— START OF DATASET EXTRACT —

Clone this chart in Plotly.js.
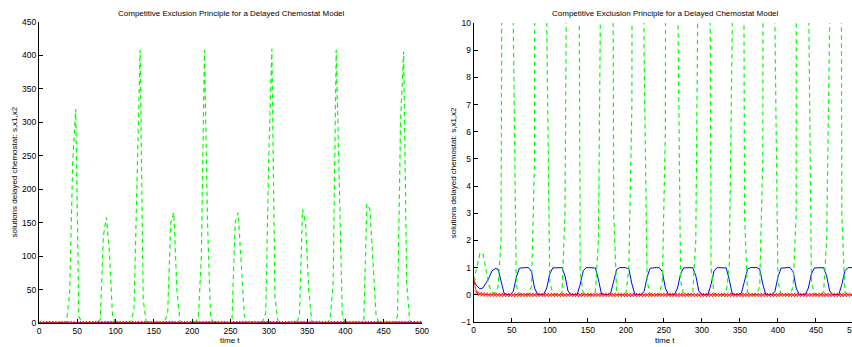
<!DOCTYPE html>
<html>
<head>
<meta charset="utf-8">
<script src="https://cdn.plot.ly/plotly-3.0.1.min.js"></script>
<style>
html,body{margin:0;padding:0;overflow:hidden;background:#fff;}
#chart{width:858px;height:347px;}
</style>
</head>
<body>
<div id="chart"></div>
<script>
// time samples
const timeT = [
  0,4,8,12,16,20,24,28,32,36,
  40,44,48,52,56,60,64,68,72,76,
  80,84,88,92,96,100,104,108,112,116,
  120,124,128,132,136,140,144,148,152,156,
  160,164,168,172,176,180,184,188,192,196,
  200,204,208,212,216,220,224,228,232,236,
  240,244,248,252,256,260,264,268,272,276,
  280,284,288,292,296,300,304,308,312,316,
  320,324,328,332,336,340,344,348,352,356,
  360,364,368,372,376,380,384,388,392,396,
  400,404,408,412,416,420,424,428,432,436,
  440,444,448,452,456,460,464,468,472,476,
  480,484,488,492,496,500
];
// substrate s (blue, solid)
const sVals = [
  0.5,0.33,0.22,0.25,0.42,0.62,0.88,0.96,0.95,0.5,
  0.05,0.01,0.01,0.12,0.65,0.98,1.0,1.0,1.0,0.85,
  0.25,0.01,0.01,0.01,0.25,0.77,0.99,1.0,1.0,1.0,
  0.7,0.14,0.01,0.01,0.01,0.38,0.88,1.0,1.0,1.0,
  0.99,0.55,0.03,0.01,0.01,0.06,0.52,0.94,1.0,1.0,
  1.0,0.95,0.4,0.01,0.01,0.01,0.12,0.65,0.98,1.0,
  1.0,1.0,0.85,0.25,0.01,0.01,0.01,0.25,0.77,0.99,
  1.0,1.0,1.0,0.7,0.14,0.01,0.01,0.01,0.38,0.88,
  1.0,1.0,1.0,0.99,0.55,0.03,0.01,0.01,0.06,0.52,
  0.94,1.0,1.0,1.0,0.95,0.4,0.01,0.01,0.01,0.12,
  0.65,0.98,1.0,1.0,1.0,0.85,0.25,0.01,0.01,0.01,
  0.25,0.77,0.99,1.0,1.0,1.0,0.7,0.14,0.01,0.01,
  0.01,0.38,0.88,1.0,1.0,1.0
];
// species x1 (green, dashed)
const x1Vals = [
  0.5,1.0,1.5,1.55,0.95,0.35,0.1,0.05,0.3,2,
  45,240,320,10,0.3,0.03,0.01,0.01,0.02,0.3,
  5,130,158,105,10,0.5,0.03,0.01,0.01,0.02,
  3,20,200,408,35,0.8,0.05,0.01,0.01,0.01,
  0.1,2,15,150,165,50,3,0.1,0.01,0.01,
  0.02,1,7,100,408,150,9,0.5,0.02,0.01,
  0.01,0.02,0.5,6,150,165,80,12,0.5,0.02,
  0.01,0.01,0.05,2,15,250,410,40,1,0.05,
  0.01,0.01,0.01,0.1,1,10,170,150,50,3,
  0.1,0.01,0.01,0.02,0.3,5,60,408,200,10,
  0.5,0.02,0.01,0.01,0.02,0.3,3,178,170,80,
  12,0.5,0.02,0.01,0.01,0.1,2,10,300,406,
  60,3,0.1,0.01,0.01,0.01
];
// species x2 (red, x markers)
const x2Vals = [
  0.5,0.08,0.03,0.015,0.01,0.006,0.004,0.002,0.001,0,
  0,0,0,0,0,0,0,0,0,0,
  0,0,0,0,0,0,0,0,0,0,
  0,0,0,0,0,0,0,0,0,0,
  0,0,0,0,0,0,0,0,0,0,
  0,0,0,0,0,0,0,0,0,0,
  0,0,0,0,0,0,0,0,0,0,
  0,0,0,0,0,0,0,0,0,0,
  0,0,0,0,0,0,0,0,0,0,
  0,0,0,0,0,0,0,0,0,0,
  0,0,0,0,0,0,0,0,0,0,
  0,0,0,0,0,0,0,0,0,0,
  0,0,0,0,0,0
];
const titleText = 'Competitive Exclusion Principle for a Delayed Chemostat Model';
const yTitleText = 'solutions delayed chemostat: s,x1,x2';
const xTitleText = 'time t';

const W = 858, H = 347;
function px(x){ return x / W; }
function py(y){ return 1 - y / H; }

function tracesFor(xa, ya){
  return [
    {x: timeT, y: sVals, xaxis: xa, yaxis: ya, type: 'scatter', mode: 'lines',
     line: {color: '#0000ff', width: 1}, hoverinfo: 'skip'},
    {x: timeT, y: x1Vals, xaxis: xa, yaxis: ya, type: 'scatter', mode: 'lines',
     line: {color: '#00ff00', width: 1.2, dash: '4.5px,3.5px'}, hoverinfo: 'skip'},
    {x: timeT, y: x2Vals, xaxis: xa, yaxis: ya, type: 'scatter', mode: 'lines+markers',
     line: {color: '#ff0000', width: 0.8},
     marker: {symbol: 'x-thin', size: 4, color: '#ff0000', line: {color: '#ff0000', width: 0.8}},
     hoverinfo: 'skip'}
  ];
}

const data = tracesFor('x', 'y').concat(tracesFor('x2', 'y2'));

const axBase = {
  showgrid: false, zeroline: false, showline: true, linecolor: '#000', linewidth: 1,
  ticks: 'inside', ticklen: 4, tickcolor: '#000', tickwidth: 1,
  tickfont: {family: 'Liberation Sans, Arial, sans-serif', size: 8.5, color: '#000'},
  ticklabeloverflow: 'allow',
  fixedrange: true
};

const layout = {
  width: W, height: H,
  margin: {l: 0, r: 0, t: 0, b: 0},
  paper_bgcolor: '#fff', plot_bgcolor: '#fff',
  showlegend: false,
  font: {family: 'Liberation Sans, Arial, sans-serif', size: 8, color: '#000'},
  xaxis: Object.assign({}, axBase, {domain: [px(39), px(422)], range: [0, 500], tick0: 0, dtick: 50, anchor: 'y'}),
  yaxis: Object.assign({}, axBase, {domain: [py(323), py(22)], range: [0, 450], tick0: 0, dtick: 50, anchor: 'x'}),
  xaxis2: Object.assign({}, axBase, {domain: [px(473.7), px(854)], range: [0, 500], tick0: 0, dtick: 50, anchor: 'y2'}),
  yaxis2: Object.assign({}, axBase, {domain: [py(322), py(23)], range: [-1, 10], tick0: 0, dtick: 1, anchor: 'x2'}),
  annotations: [
    {text: titleText, x: px(231), y: py(13.5), xref: 'paper', yref: 'paper', showarrow: false, xanchor: 'center', yanchor: 'middle', font: {size: 8}},
    {text: titleText, x: px(665.5), y: py(13.5), xref: 'paper', yref: 'paper', showarrow: false, xanchor: 'center', yanchor: 'middle', font: {size: 8}},
    {text: yTitleText, x: px(14), y: py(172.5), xref: 'paper', yref: 'paper', showarrow: false, xanchor: 'center', yanchor: 'middle', textangle: -90, font: {size: 8}},
    {text: yTitleText, x: px(453.7), y: py(172.5), xref: 'paper', yref: 'paper', showarrow: false, xanchor: 'center', yanchor: 'middle', textangle: -90, font: {size: 8}},
    {text: xTitleText, x: px(230), y: py(340), xref: 'paper', yref: 'paper', showarrow: false, xanchor: 'center', yanchor: 'middle', font: {size: 8}},
    {text: xTitleText, x: px(665), y: py(340), xref: 'paper', yref: 'paper', showarrow: false, xanchor: 'center', yanchor: 'middle', font: {size: 8}}
  ]
};

Plotly.newPlot('chart', data, layout, {staticPlot: true, displayModeBar: false});
</script>
</body>
</html>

— END OF DATASET EXTRACT —

SHORT EXERCISE >> Every line of text is to be repeated exactly; pictures are left out.

TASK SOLUTION >>
Clone this chart in Plotly.js.
<!DOCTYPE html>
<html>
<head>
<meta charset="utf-8">
<script src="https://cdn.plot.ly/plotly-3.0.1.min.js"></script>
<style>
html,body{margin:0;padding:0;overflow:hidden;background:#fff;}
#chart{width:858px;height:347px;}
</style>
</head>
<body>
<div id="chart"></div>
<script>
// time samples
const timeT = [
  0,4,8,12,16,20,24,28,32,36,
  40,44,48,52,56,60,64,68,72,76,
  80,84,88,92,96,100,104,108,112,116,
  120,124,128,132,136,140,144,148,152,156,
  160,164,168,172,176,180,184,188,192,196,
  200,204,208,212,216,220,224,228,232,236,
  240,244,248,252,256,260,264,268,272,276,
  280,284,288,292,296,300,304,308,312,316,
  320,324,328,332,336,340,344,348,352,356,
  360,364,368,372,376,380,384,388,392,396,
  400,404,408,412,416,420,424,428,432,436,
  440,444,448,452,456,460,464,468,472,476,
  480,484,488,492,496,500
];
// substrate s (blue, solid)
const sVals = [
  0.5,0.33,0.22,0.25,0.42,0.62,0.88,0.96,0.95,0.5,
  0.05,0.01,0.01,0.12,0.65,0.98,1.0,1.0,1.0,0.85,
  0.25,0.01,0.01,0.01,0.25,0.77,0.99,1.0,1.0,1.0,
  0.7,0.14,0.01,0.01,0.01,0.38,0.88,1.0,1.0,1.0,
  0.99,0.55,0.03,0.01,0.01,0.06,0.52,0.94,1.0,1.0,
  1.0,0.95,0.4,0.01,0.01,0.01,0.12,0.65,0.98,1.0,
  1.0,1.0,0.85,0.25,0.01,0.01,0.01,0.25,0.77,0.99,
  1.0,1.0,1.0,0.7,0.14,0.01,0.01,0.01,0.38,0.88,
  1.0,1.0,1.0,0.99,0.55,0.03,0.01,0.01,0.06,0.52,
  0.94,1.0,1.0,1.0,0.95,0.4,0.01,0.01,0.01,0.12,
  0.65,0.98,1.0,1.0,1.0,0.85,0.25,0.01,0.01,0.01,
  0.25,0.77,0.99,1.0,1.0,1.0,0.7,0.14,0.01,0.01,
  0.01,0.38,0.88,1.0,1.0,1.0
];
// species x1 (green, dashed)
const x1Vals = [
  0.5,1.0,1.5,1.55,0.95,0.35,0.1,0.05,0.3,2,
  45,240,320,10,0.3,0.03,0.01,0.01,0.02,0.3,
  5,130,158,105,10,0.5,0.03,0.01,0.01,0.02,
  3,20,200,408,35,0.8,0.05,0.01,0.01,0.01,
  0.1,2,15,150,165,50,3,0.1,0.01,0.01,
  0.02,1,7,100,408,150,9,0.5,0.02,0.01,
  0.01,0.02,0.5,6,150,165,80,12,0.5,0.02,
  0.01,0.01,0.05,2,15,250,410,40,1,0.05,
  0.01,0.01,0.01,0.1,1,10,170,150,50,3,
  0.1,0.01,0.01,0.02,0.3,5,60,408,200,10,
  0.5,0.02,0.01,0.01,0.02,0.3,3,178,170,80,
  12,0.5,0.02,0.01,0.01,0.1,2,10,300,406,
  60,3,0.1,0.01,0.01,0.01
];
// species x2 (red, x markers)
const x2Vals = [
  0.5,0.08,0.03,0.015,0.01,0.006,0.004,0.002,0.001,0,
  0,0,0,0,0,0,0,0,0,0,
  0,0,0,0,0,0,0,0,0,0,
  0,0,0,0,0,0,0,0,0,0,
  0,0,0,0,0,0,0,0,0,0,
  0,0,0,0,0,0,0,0,0,0,
  0,0,0,0,0,0,0,0,0,0,
  0,0,0,0,0,0,0,0,0,0,
  0,0,0,0,0,0,0,0,0,0,
  0,0,0,0,0,0,0,0,0,0,
  0,0,0,0,0,0,0,0,0,0,
  0,0,0,0,0,0,0,0,0,0,
  0,0,0,0,0,0
];
const titleText = 'Competitive Exclusion Principle for a Delayed Chemostat Model';
const yTitleText = 'solutions delayed chemostat: s,x1,x2';
const xTitleText = 'time t';

const W = 858, H = 347;
function px(x){ return x / W; }
function py(y){ return 1 - y / H; }

function tracesFor(xa, ya){
  return [
    {x: timeT, y: sVals, xaxis: xa, yaxis: ya, type: 'scatter', mode: 'lines',
     line: {color: '#0000ff', width: 1}, hoverinfo: 'skip'},
    {x: timeT, y: x1Vals, xaxis: xa, yaxis: ya, type: 'scatter', mode: 'lines',
     line: {color: '#00ff00', width: 1.2, dash: '4.5px,3.5px'}, hoverinfo: 'skip'},
    {x: timeT, y: x2Vals, xaxis: xa, yaxis: ya, type: 'scatter', mode: 'lines+markers',
     line: {color: '#ff0000', width: 0.8},
     marker: {symbol: 'x-thin', size: 4, color: '#ff0000', line: {color: '#ff0000', width: 0.8}},
     hoverinfo: 'skip'}
  ];
}

const data = tracesFor('x', 'y').concat(tracesFor('x2', 'y2'));

const axBase = {
  showgrid: false, zeroline: false, showline: true, linecolor: '#000', linewidth: 1,
  ticks: 'inside', ticklen: 4, tickcolor: '#000', tickwidth: 1,
  tickfont: {family: 'Liberation Sans, Arial, sans-serif', size: 8.5, color: '#000'},
  ticklabeloverflow: 'allow',
  fixedrange: true
};

const layout = {
  width: W, height: H,
  margin: {l: 0, r: 0, t: 0, b: 0},
  paper_bgcolor: '#fff', plot_bgcolor: '#fff',
  showlegend: false,
  font: {family: 'Liberation Sans, Arial, sans-serif', size: 8, color: '#000'},
  xaxis: Object.assign({}, axBase, {domain: [px(39), px(422)], range: [0, 500], tick0: 0, dtick: 50, anchor: 'y'}),
  yaxis: Object.assign({}, axBase, {domain: [py(323), py(22)], range: [0, 450], tick0: 0, dtick: 50, anchor: 'x'}),
  xaxis2: Object.assign({}, axBase, {domain: [px(473.7), px(854)], range: [0, 500], tick0: 0, dtick: 50, anchor: 'y2'}),
  yaxis2: Object.assign({}, axBase, {domain: [py(322), py(23)], range: [-1, 10], tick0: 0, dtick: 1, anchor: 'x2'}),
  annotations: [
    {text: titleText, x: px(231), y: py(13.5), xref: 'paper', yref: 'paper', showarrow: false, xanchor: 'center', yanchor: 'middle', font: {size: 8}},
    {text: titleText, x: px(665.5), y: py(13.5), xref: 'paper', yref: 'paper', showarrow: false, xanchor: 'center', yanchor: 'middle', font: {size: 8}},
    {text: yTitleText, x: px(14), y: py(172.5), xref: 'paper', yref: 'paper', showarrow: false, xanchor: 'center', yanchor: 'middle', textangle: -90, font: {size: 8}},
    {text: yTitleText, x: px(453.7), y: py(172.5), xref: 'paper', yref: 'paper', showarrow: false, xanchor: 'center', yanchor: 'middle', textangle: -90, font: {size: 8}},
    {text: xTitleText, x: px(230), y: py(340), xref: 'paper', yref: 'paper', showarrow: false, xanchor: 'center', yanchor: 'middle', font: {size: 8}},
    {text: xTitleText, x: px(665), y: py(340), xref: 'paper', yref: 'paper', showarrow: false, xanchor: 'center', yanchor: 'middle', font: {size: 8}}
  ]
};

Plotly.newPlot('chart', data, layout, {staticPlot: true, displayModeBar: false});
</script>
</body>
</html>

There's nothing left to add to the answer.